Как Вы прокомментируете позицию ОДКБ в ходе обострения на госгранице Армении в Тавуше? Организация в очередной раз не смогла проявить солидарность о поддержать своего участника хотя-бы политически.
Надо понимать, что внутри ОДКБ есть три четких направления: центральноазиатское, кавказское и европейское. И если РФ она по трем этим трекам работает одинаково активно, то остальные страны пытаются фокусироваться на своих региональных проблемах. Ну, вот мы говорим о том, что Таджикистану или Казахстану не очень интересно помогать Армении. Ну так и Армении не слишком интересно осуществлять какую-то миссию на таджикско-афганской границе, например. Поэтому приходится эту структуру выстраивать таким образом, чтобы имея определенный уровень интеграции, фокусироваться на отдельных направлениях.

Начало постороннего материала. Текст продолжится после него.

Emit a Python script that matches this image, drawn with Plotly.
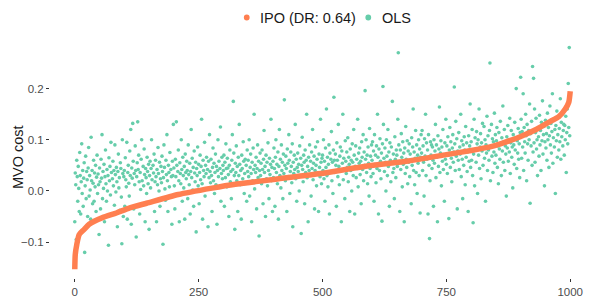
import plotly.graph_objects as go

# IPO (sorted) curve, read at knots along the index axis
ipo_x = [0, 1, 4, 9, 19, 29, 56, 84, 111, 145, 209, 277, 324, 405, 496, 578,
         669, 750, 800, 842, 865, 899, 933, 960, 977, 990, 997, 1000]
ipo_y = [-0.153, -0.124, -0.105, -0.085, -0.075, -0.065, -0.052, -0.043, -0.033,
         -0.024, -0.007, 0.0055, 0.013, 0.023, 0.034, 0.047, 0.058, 0.071, 0.079,
         0.087, 0.094, 0.106, 0.121, 0.136, 0.145, 0.160, 0.173, 0.195]

# OLS cost per instance (in thousandths)
ols_milli = [
    -60, 35, 12, -95, 60, 28, -20, 48, 5, -40, 75, 30, -45, 18, 92, -5, 40, -30, 25, 55, -120, 10, 68, -15, 38,
    22, -50, 45, 85, -10, 30, 2, -55, 105, 20, 40, -25, 15, 60, -20, 35, 8, 50, -40, 27, 70, -5, 33, 12, -85,
    45, 18, -35, 62, 25, 110, -15, 38, 5, 52, -60, 28, 80, 14, -20, 42, 0, 30, -106, 65, 20, 48, -8, 95, 36,
    -45, 24, 58, 10, 40, -28, 90, 32, -2, 46, 18, -70, 38, 72, 6, 26, -38, 55, 44, -12, -103, 100, 34, -50, 28,
    40, -30, 65, 22, 8, 95, -55, 36, 50, 15, -10, 78, 30, 120, -65, 45, 25, 132, 58, -35, 34, 12, 88, 40, -90,
    28, 55, 135, 42, 70, 18, -45, 36, 3, 62, 100, 20, -25, 48, 10, 82, 32, -60, 44, 26, -5, 66, 38, 14, 52,
    -75, 30, 58, 6, 44, 100, 22, -20, 50, 35, 72, -40, 18, 60, 28, -60, 42, 12, 85, 34, 0, 56, -30, 24, 48,
    16, 68, 38, -104, 26, 90, 46, 4, -18, 60, 32, 110, 20, -40, 50, 36, 8, 75, -12, 42, 28, -65, 58, 30, 130,
    45, 10, -35, 62, 28, 135, 50, -8, 38, 80, 20, -60, 55, 34, 14, 100, 42, -20, 66, 30, 6, 48, -55, 72, 36,
    24, 58, 40, -15, 90, 32, 12, 54, -45, 38, 120, 26, 64, 2, 46, -30, 78, 35, 18, 56, -80, 44, 30, 86, 10,
    52, -25, 36, 70, 22, 48, 140, 14, -55, 60, 40, 28, 95, -10, 50, 34, 66, 4, 42, -70, 58, 26, 110, 38, 16,
    62, 30, -40, 46, 84, 20, 54, -5, 36, 72, 12, 48, -65, 40, 100, 28, 58, 8, 44, 125, -20, 34, 66, 24, 50,
    40, 70, -30, 56, 26, 92, 44, 8, 64, 45, 32, -50, 50, 80, 18, 38, -15, 60, 110, 42, 175, 74, 30, -75, 54,
    36, 88, 20, 48, -40, 66, 30, 130, 52, 12, 40, -55, 70, 44, 24, 96, 58, -5, 34, 62, 16, 50, -20, 80, 38,
    60, 28, 100, -10, 46, 72, 34, -60, 56, 20, 84, 42, 150, 4, 50, 36, 66, -35, 44, 90, 26, 58, -88, 40, 74,
    30, 54, 14, 80, 42, -25, 62, 118, 36, 48, -50, 70, 24, 56, 10, 94, 40, -15, 64, 32, 52, 140, 20, 46, -40,
    58, 26, 84, 44, -30, 66, 100, 36, 52, 14, 76, -55, 48, 120, 30, 62, 6, 90, 40, 56, -15, 72, 34, 178, 50,
    20, 68, 44, -40, 82, 54, 28, 110, 60, -5, 38, 76, 48, 16, 92, -70, 56, 34, 70, 42, 130, 24, 62, -20, 46,
    74, 38, 52, 0, 88, 30, 64, -83, 50, 105, 42, 18, 70, 56, -25, 80, 36, 60, 150, 26, 48, -60, 66, 40, 90,
    32, 58, -10, 76, 44, 120, 22, 54, 68, -35, 40, 86, 50, 10, 62, 96, 36, -40, 72, 46, 28, 140, 56, 14, 64,
    70, 40, 100, 24, 58, -20, 84, 46, 160, 30, 66, 8, 52, 90, -45, 74, 38, 62, 116, 20, 56, -5, 80, 183, 60,
    36, 72, 50, -30, 94, 60, 28, 130, 48, 12, 68, 86, 40, -60, 78, 54, 150, 22, 64, 42, -15, 98, 58, 34, 76,
    46, 104, 18, 66, 52, -40, 82, 40, 60, 0, 92, 56, 30, 120, 70, -45, 48, 88, 26, 62, 44, 140, 8, 74, 54,
    84, 32, 58, -25, 96, 66, 42, 110, 20, 76, 50, 196, 62, 100, 36, 70, 14, 86, 54, -10, 122, 44, 68, 28, 90,
    60, 96, 34, 78, -20, 110, 52, 70, 16, 88, 44, 150, 66, -45, 82, 40, 102, 58, 24, 74, -59, 92, 204, 130, 64,
    38, 84, 56, 0, 100, 68, 30, 120, 48, 76, -30, 94, 60, 18, 86, 54, 175, 36, 72, 44, -15, 106, 62, 26, 80,
    70, 48, 140, 270, 90, 58, -40, 80, 42, 112, 66, 8, 96, 52, 74, -60, 84, 34, 126, 62, 46, 98, 14, 78, 56,
    92, 28, 72, 60, -25, 104, 50, 86, 160, 40, 76, 12, 64, 118, 36, 90, -5, 70, 54, 100, 30, 82, -43, 66, 110,
    74, 118, 40, 88, 56, -10, 102, 68, 150, 30, 94, 62, 80, -45, 110, 50, -93, 20, 96, 70, 90, 44, 86, 60, -30,
    100, 54, 78, 130, 26, 90, 66, -60, 108, 48, 82, 164, 36, 74, 98, 10, 86, 58, 120, 42, 70, -20, 94, 62, 140,
    52, 88, 34, 106, 70, -54, 80, 124, 46, 96, 64, 18, 84, 110, 56, 76, 203, 92, 40, 136, 68, 102, -35, 78, 60,
    114, 42, 86, 72, 150, 28, 98, 62, -15, 90, 50, 106, 80, 12, 126, 66, 94, 38, 76, -40, 108, 58, 88, 170, 46,
    96, 60, 120, 30, -62, 72, 140, 10, 104, 82, 56, 116, 92, -5, 100, 70, 160, 44, 86, 112, 24, 94, 78, 132, 50,
    84, 126, 64, 100, -20, 90, 74, 146, 40, 108, 80, 60, 118, 250, 20, 86, 130, 68, 102, 36, 96, 76, 152, 54, 110,
    70, 98, 124, 46, 88, 14, 114, 82, 62, 136, 92, 30, 104, 78, 166, 56, 96, 120, 40, 88, 72, -10, 106, 84, 128,
    58, 100, 76, 142, 34, 94, 118, 66, 86, 6, 110, 90, 52, 134, 80, 104, 200, 44, 98, 74, 122, 62, 92, 26, 114,
    222, 140, 64, 116, 86, 190, 40, 124, 96, 74, 150, 108, 20, 130, 92, 60, 118, 100, 170, -24, 112, 88, 136, 50, 243,
    76, 220, 94, 160, 56, 114, 142, 82, 100, 30, 122, 106, 68, 148, 90, 118, 40, 134, 98, 176, 72, 110, 126, 10, 96,
    138, 84, 112, 60, 152, 100, 124, 46, 108, 166, 90, 132, 74, 116, 190, 54, 104, 140, 86, 120, -5, 128, 98, 156, 66,
    110, 144, 80, 122, 96, 180, 62, 134, 106, 150, 88, 118, 130, 70, 128, 100, 146, 36, 114, 160, 92, 210, 124, 280, 108,
]

ols_x = list(range(len(ols_milli)))
ols_y = [v / 1000 for v in ols_milli]

x_tick_vals = [0, 250, 500, 750, 1000]
x_tick_text = ["0", "250", "500", "750", "1000"]
y_tick_vals = [-0.1, 0.0, 0.1, 0.2]
y_tick_text = ["\u22120.1", "0.0", "0.1", "0.2"]

series_names = ["IPO (DR: 0.64)", "OLS"]
IPO_COLOR = "#FF7F50"
OLS_COLOR = "#66CDAA"
FONT = "Liberation Sans, Arial, sans-serif"

fig = go.Figure()
fig.add_trace(go.Scatter(x=ols_x, y=ols_y, mode="markers", showlegend=False,
                         marker=dict(color=OLS_COLOR, size=3.6, line=dict(width=0)),
                         name=series_names[1]))
fig.add_trace(go.Scatter(x=ipo_x, y=ipo_y, mode="lines", showlegend=False,
                         line=dict(color=IPO_COLOR, width=5.5, shape="spline", smoothing=0.6),
                         name=series_names[0]))

# legend drawn by hand (ggplot style: dot + label, centred on top)
legend_items = [(series_names[0], IPO_COLOR, 0.361, 0.382),
                (series_names[1], OLS_COLOR, 0.584, 0.6055)]
for label, col, xdot, xtxt in legend_items:
    fig.add_shape(type="circle", xref="paper", yref="paper",
                  xsizemode="pixel", ysizemode="pixel",
                  xanchor=xdot, yanchor=1.0764, x0=-2.9, x1=2.9, y0=-2.9, y1=2.9,
                  fillcolor=col, line=dict(width=0))
    fig.add_annotation(text=label, xref="paper", yref="paper", x=xtxt, y=1.0764,
                       xanchor="left", yanchor="middle", showarrow=False,
                       font=dict(size=14.5, color="#1A1A1A", family=FONT))

fig.add_annotation(text="MVO cost", xref="paper", yref="paper", x=-0.0587, y=0.5,
                   xanchor="center", yanchor="middle", textangle=-90, showarrow=False,
                   font=dict(size=14.5, color="#1A1A1A", family=FONT))

fig.update_layout(
    width=598, height=299,
    margin=dict(l=50, r=3, t=36, b=21, autoexpand=False),
    paper_bgcolor="white", plot_bgcolor="white",
    showlegend=False,
    font=dict(family=FONT, color="#4D4D4D", size=11.5),
    xaxis=dict(range=[-50, 1050], showgrid=False, zeroline=False, showline=False,
               tickvals=x_tick_vals, ticktext=x_tick_text, ticks="outside",
               ticklen=3, tickwidth=1, tickcolor="#333333",
               tickfont=dict(size=11.5, color="#4D4D4D")),
    yaxis=dict(range=[-0.170, 0.3027], showgrid=False, zeroline=False, showline=False,
               tickvals=y_tick_vals, ticktext=y_tick_text, ticks="outside",
               ticklen=3, tickwidth=1, tickcolor="#333333",
               tickfont=dict(size=11.5, color="#4D4D4D")),
)

fig.write_html("out.html", config={"displayModeBar": False},
               post_script="document.body.style.margin='0';document.body.style.overflow='hidden';")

И в случае с Арменией и РФ очень важно то, что ОДКБ позволяет, например, делать с дисконтом поставки военной техники и т.д. Это важно.
Поэтому, когда мы задаем вопрос, важно его грамотно сформулировать. ОДКБ такова, какова она есть, со всеми ее сложностями, неопределенностями и т.д. Но она позволяет осуществлять российско-армянское союзничество, которое, повторюсь, многие горячие головы и в Баку, и в Анкаре сдерживает. Но политика – искусство возможного. Это надо понимать. Еще раз говорю: у РФ с Азербайджаном и у Турции с Арменией разный уровень отношений, чтобы их сравнивать. Потому что у Армении и Турции их просто нет, а у Азербайджана и России они есть. И Москве они важны! И, естественно, Россия не хочет, чтобы Азербайджан пошел грузинским путем. Что еще раз повторю, создаст для Армении дополнительные риски и дополнительную нагрузку. Поэтому эти вопросы лучше рассматривать не в эмоциональном ключе, а в более спокойном и рациональном, как бы трудно это ни было. Я понимаю, что трудно.